Dataset excerpt
>>
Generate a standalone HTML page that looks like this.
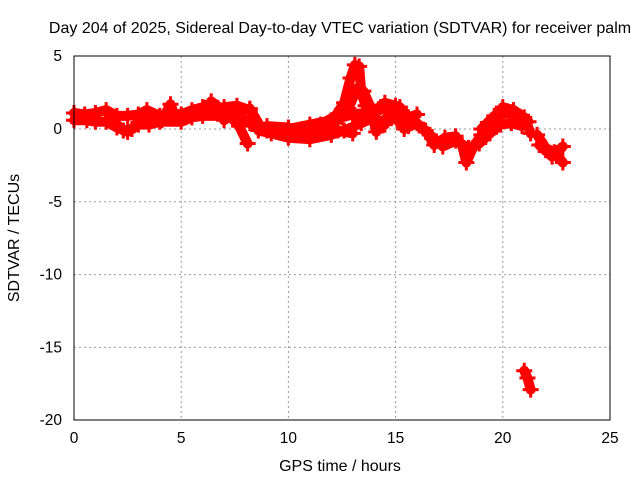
<!DOCTYPE html>
<html><head><meta charset="utf-8"><style>
body{margin:0;background:#fff}
svg{display:block;font-family:"Liberation Sans",sans-serif;font-size:15.5px}
</style></head><body>
<svg id="c" width="640" height="480">
<text x="340" y="33" text-anchor="middle" font-size="16">Day 204 of 2025, Sidereal Day-to-day VTEC variation (SDTVAR) for receiver palm</text>
<text x="340" y="471" text-anchor="middle" font-size="16">GPS time / hours</text>
<text transform="translate(19,238) rotate(-90)" text-anchor="middle" font-size="16">SDTVAR / TECUs</text>
<g id="grid"></g><g id="ticks"></g><g id="marks"></g>
<rect x="74" y="56" width="536" height="364" fill="none" stroke="#000" stroke-width="1"/>
</svg>
<script>
const xTicks=[0,5,10,15,20,25];
const yTicks=[5,0,-5,-10,-15,-20];
const trace1=[[0,1.1],[0.5,1.0],[1,1.1],[1.5,1.3],[2,0.9],[2.5,0.9],[3,1.0],[3.4,1.3],[4,0.9],[4.5,1.1],[5,1.0],[5.5,1.3],[6,1.5],[6.5,1.4],[7,1.5],[7.6,1.6],[8.2,1.3]];
const trace2=[[0,0.6],[0.6,0.6],[1,0.5],[1.5,0.5],[2,0.1],[2.5,-0.2],[3,0.3],[3.5,0.3],[4,0.5],[5,0.5],[5.5,0.8],[6,0.9],[7,0.9],[7.6,1.1],[8.2,0.4],[8.6,0.0],[9,-0.1],[10,0.0],[11,0.3],[12,0.6],[12.5,0.8],[13,1.0],[14,1.2]];
const trace2b=[[1.6,0.7],[2,0.3],[2.3,-0.1],[2.7,0.0],[3.1,0.6],[3.5,0.6],[4.1,0.6],[4.5,1.7],[4.7,0.9],[5.2,0.8],[6,1.1],[6.7,1.1]];
const trace3=[[6.4,1.9],[7.2,1.0],[7.7,0.2],[8.1,-1.0]];
const trace3b=[[7.0,0.6],[7.6,1.2],[8.2,1.4],[8.6,0.4]];
const trace4=[[8.6,-0.1],[9.2,-0.3],[10,-0.6],[11,-0.7],[12,-0.4],[12.6,-0.1],[13.4,0.4],[14,0.8],[14.5,0.3]];
const trace4b=[[9,0.2],[10,0.1],[10.6,-0.2],[11.2,0.0],[12.3,-0.1],[13,-0.3]];
const trace5=[[11.5,0.3],[12.2,0.9],[12.6,1.8],[12.9,3.5],[13.1,4.4],[13.3,4.3],[13.4,2.5],[13.6,1.6],[14,1.2],[14.5,1.8],[15,1.6],[15.3,0.9],[15.6,0.2]];
const trace6=[[12.2,0.5],[12.8,1.4],[13.2,2.8],[13.5,2.6],[13.8,1.6],[14.1,-0.2],[14.6,0.8],[15.1,0.6],[15.4,0.0],[16,0.4],[16.4,-0.2]];
const trace6b=[[13.3,0.6],[13.8,1.0],[14.3,1.5],[14.8,1.1],[15.2,1.5],[15.6,0.8],[16.0,1.0]];
const trace7=[[16.4,-0.1],[16.8,-1.1],[17.3,-0.6],[17.8,-0.5],[18.1,-1.1],[18.3,-2.3],[18.6,-1.3],[19,-0.4],[19.5,0.6],[20,1.5],[20.5,1.3],[21,0.8],[21.3,-0.3]];
const trace7b=[[16.6,-0.4],[17.2,-1.2],[17.8,-0.8],[18.4,-1.3],[18.9,-1.0],[19.4,-0.3],[19.9,0.3],[20.4,0.4],[20.9,0.2]];
const trace8=[[19,0.0],[19.6,0.9],[20.3,1.1],[20.8,0.6],[21.2,0.5]];
const trace9=[[21.6,-0.4],[22.0,-1.3],[22.4,-1.6],[22.8,-2.3]];
const trace10=[[21.7,-1.1],[22.3,-1.9],[22.8,-1.2]];
const trace11=[[21.0,-16.6],[21.15,-17.1],[21.3,-17.9]];
const traces=[trace1,trace2,trace2b,trace3,trace3b,trace4,trace4b,trace5,trace6,trace6b,trace7,trace7b,trace8,trace9,trace10,trace11];
const X=h=>74+h*536/25, Y=v=>129-v*364/25;
const ns="http://www.w3.org/2000/svg";
const g=document.getElementById('grid'),tk=document.getElementById('ticks'),mk=document.getElementById('marks');
xTicks.forEach(t=>{
 if(t>0&&t<25){const l=document.createElementNS(ns,'line');
 
 
 l.setAttribute('x1',X(t));l.setAttribute('x2',X(t));l.setAttribute('y1',56);l.setAttribute('y2',420);
 l.setAttribute('stroke','#999');l.setAttribute('stroke-dasharray','2,3');g.appendChild(l);}
 const s=document.createElementNS(ns,'text');
 
 
 s.setAttribute('x',X(t));s.setAttribute('y',443);s.setAttribute('text-anchor','middle');s.textContent=t;tk.appendChild(s);
});
yTicks.forEach(t=>{
 if(t<5&&t>-20){const l=document.createElementNS(ns,'line');
 
 
 l.setAttribute('x1',74);l.setAttribute('x2',610);l.setAttribute('y1',Y(t));l.setAttribute('y2',Y(t));
 l.setAttribute('stroke','#999');l.setAttribute('stroke-dasharray','2,3');g.appendChild(l);}
 const s=document.createElementNS(ns,'text');
 
 
 s.setAttribute('x',62);s.setAttribute('y',Y(t)+5);s.setAttribute('text-anchor','end');s.textContent=t;tk.appendChild(s);
});
traces.forEach(tr=>{
 const p=document.createElementNS(ns,'polyline');
 
 
 p.setAttribute('points',tr.map(d=>X(d[0])+','+Y(d[1])).join(' '));
 p.setAttribute('fill','none');p.setAttribute('stroke','#f00');p.setAttribute('stroke-width','10');
 p.setAttribute('stroke-linejoin','round');p.setAttribute('stroke-linecap','round');mk.appendChild(p);
 tr.forEach(d=>{
  const m=document.createElementNS(ns,'path');
  
  
  const x=X(d[0]),y=Y(d[1]);
  m.setAttribute('d',`M${x-8},${y}H${x+8}M${x},${y-8}V${y+8}`);
  m.setAttribute('stroke','#f00');m.setAttribute('stroke-width','3');mk.appendChild(m);
 });
});
</script>
</body></html>
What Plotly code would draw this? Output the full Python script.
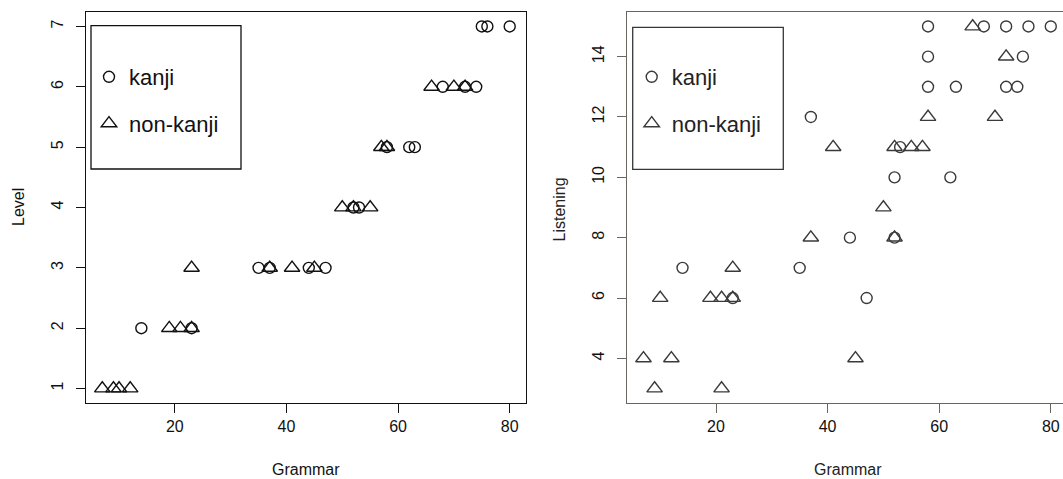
<<
Written task
Write the records above out again exactly, with no pictures in your copy.

Exercise response
Generate a standalone HTML page that looks like this.
<!DOCTYPE html>
<html><head><meta charset="utf-8"><style>
body{margin:0;background:#fff}
svg{display:block;font-family:"Liberation Sans",sans-serif;font-size:15.5px}
</style></head><body>
<svg id="c" width="640" height="480">
<text x="340" y="33" text-anchor="middle" font-size="16">Day 204 of 2025, Sidereal Day-to-day VTEC variation (SDTVAR) for receiver palm</text>
<text x="340" y="471" text-anchor="middle" font-size="16">GPS time / hours</text>
<text transform="translate(19,238) rotate(-90)" text-anchor="middle" font-size="16">SDTVAR / TECUs</text>
<g id="grid"></g><g id="ticks"></g><g id="marks"></g>
<rect x="74" y="56" width="536" height="364" fill="none" stroke="#000" stroke-width="1"/>
</svg>
<script>
const xTicks=[0,5,10,15,20,25];
const yTicks=[5,0,-5,-10,-15,-20];
const trace1=[[0,1.1],[0.5,1.0],[1,1.1],[1.5,1.3],[2,0.9],[2.5,0.9],[3,1.0],[3.4,1.3],[4,0.9],[4.5,1.1],[5,1.0],[5.5,1.3],[6,1.5],[6.5,1.4],[7,1.5],[7.6,1.6],[8.2,1.3]];
const trace2=[[0,0.6],[0.6,0.6],[1,0.5],[1.5,0.5],[2,0.1],[2.5,-0.2],[3,0.3],[3.5,0.3],[4,0.5],[5,0.5],[5.5,0.8],[6,0.9],[7,0.9],[7.6,1.1],[8.2,0.4],[8.6,0.0],[9,-0.1],[10,0.0],[11,0.3],[12,0.6],[12.5,0.8],[13,1.0],[14,1.2]];
const trace2b=[[1.6,0.7],[2,0.3],[2.3,-0.1],[2.7,0.0],[3.1,0.6],[3.5,0.6],[4.1,0.6],[4.5,1.7],[4.7,0.9],[5.2,0.8],[6,1.1],[6.7,1.1]];
const trace3=[[6.4,1.9],[7.2,1.0],[7.7,0.2],[8.1,-1.0]];
const trace3b=[[7.0,0.6],[7.6,1.2],[8.2,1.4],[8.6,0.4]];
const trace4=[[8.6,-0.1],[9.2,-0.3],[10,-0.6],[11,-0.7],[12,-0.4],[12.6,-0.1],[13.4,0.4],[14,0.8],[14.5,0.3]];
const trace4b=[[9,0.2],[10,0.1],[10.6,-0.2],[11.2,0.0],[12.3,-0.1],[13,-0.3]];
const trace5=[[11.5,0.3],[12.2,0.9],[12.6,1.8],[12.9,3.5],[13.1,4.4],[13.3,4.3],[13.4,2.5],[13.6,1.6],[14,1.2],[14.5,1.8],[15,1.6],[15.3,0.9],[15.6,0.2]];
const trace6=[[12.2,0.5],[12.8,1.4],[13.2,2.8],[13.5,2.6],[13.8,1.6],[14.1,-0.2],[14.6,0.8],[15.1,0.6],[15.4,0.0],[16,0.4],[16.4,-0.2]];
const trace6b=[[13.3,0.6],[13.8,1.0],[14.3,1.5],[14.8,1.1],[15.2,1.5],[15.6,0.8],[16.0,1.0]];
const trace7=[[16.4,-0.1],[16.8,-1.1],[17.3,-0.6],[17.8,-0.5],[18.1,-1.1],[18.3,-2.3],[18.6,-1.3],[19,-0.4],[19.5,0.6],[20,1.5],[20.5,1.3],[21,0.8],[21.3,-0.3]];
const trace7b=[[16.6,-0.4],[17.2,-1.2],[17.8,-0.8],[18.4,-1.3],[18.9,-1.0],[19.4,-0.3],[19.9,0.3],[20.4,0.4],[20.9,0.2]];
const trace8=[[19,0.0],[19.6,0.9],[20.3,1.1],[20.8,0.6],[21.2,0.5]];
const trace9=[[21.6,-0.4],[22.0,-1.3],[22.4,-1.6],[22.8,-2.3]];
const trace10=[[21.7,-1.1],[22.3,-1.9],[22.8,-1.2]];
const trace11=[[21.0,-16.6],[21.15,-17.1],[21.3,-17.9]];
const traces=[trace1,trace2,trace2b,trace3,trace3b,trace4,trace4b,trace5,trace6,trace6b,trace7,trace7b,trace8,trace9,trace10,trace11];
const X=h=>74+h*536/25, Y=v=>129-v*364/25;
const ns="http://www.w3.org/2000/svg";
const g=document.getElementById('grid'),tk=document.getElementById('ticks'),mk=document.getElementById('marks');
xTicks.forEach(t=>{
 if(t>0&&t<25){const l=document.createElementNS(ns,'line');
 
 
 l.setAttribute('x1',X(t));l.setAttribute('x2',X(t));l.setAttribute('y1',56);l.setAttribute('y2',420);
 l.setAttribute('stroke','#999');l.setAttribute('stroke-dasharray','2,3');g.appendChild(l);}
 const s=document.createElementNS(ns,'text');
 
 
 s.setAttribute('x',X(t));s.setAttribute('y',443);s.setAttribute('text-anchor','middle');s.textContent=t;tk.appendChild(s);
});
yTicks.forEach(t=>{
 if(t<5&&t>-20){const l=document.createElementNS(ns,'line');
 
 
 l.setAttribute('x1',74);l.setAttribute('x2',610);l.setAttribute('y1',Y(t));l.setAttribute('y2',Y(t));
 l.setAttribute('stroke','#999');l.setAttribute('stroke-dasharray','2,3');g.appendChild(l);}
 const s=document.createElementNS(ns,'text');
 
 
 s.setAttribute('x',62);s.setAttribute('y',Y(t)+5);s.setAttribute('text-anchor','end');s.textContent=t;tk.appendChild(s);
});
traces.forEach(tr=>{
 const p=document.createElementNS(ns,'polyline');
 
 
 p.setAttribute('points',tr.map(d=>X(d[0])+','+Y(d[1])).join(' '));
 p.setAttribute('fill','none');p.setAttribute('stroke','#f00');p.setAttribute('stroke-width','10');
 p.setAttribute('stroke-linejoin','round');p.setAttribute('stroke-linecap','round');mk.appendChild(p);
 tr.forEach(d=>{
  const m=document.createElementNS(ns,'path');
  
  
  const x=X(d[0]),y=Y(d[1]);
  m.setAttribute('d',`M${x-8},${y}H${x+8}M${x},${y-8}V${y+8}`);
  m.setAttribute('stroke','#f00');m.setAttribute('stroke-width','3');mk.appendChild(m);
 });
});
</script>
</body></html>
What Plotly code would draw this? Output the full Python script.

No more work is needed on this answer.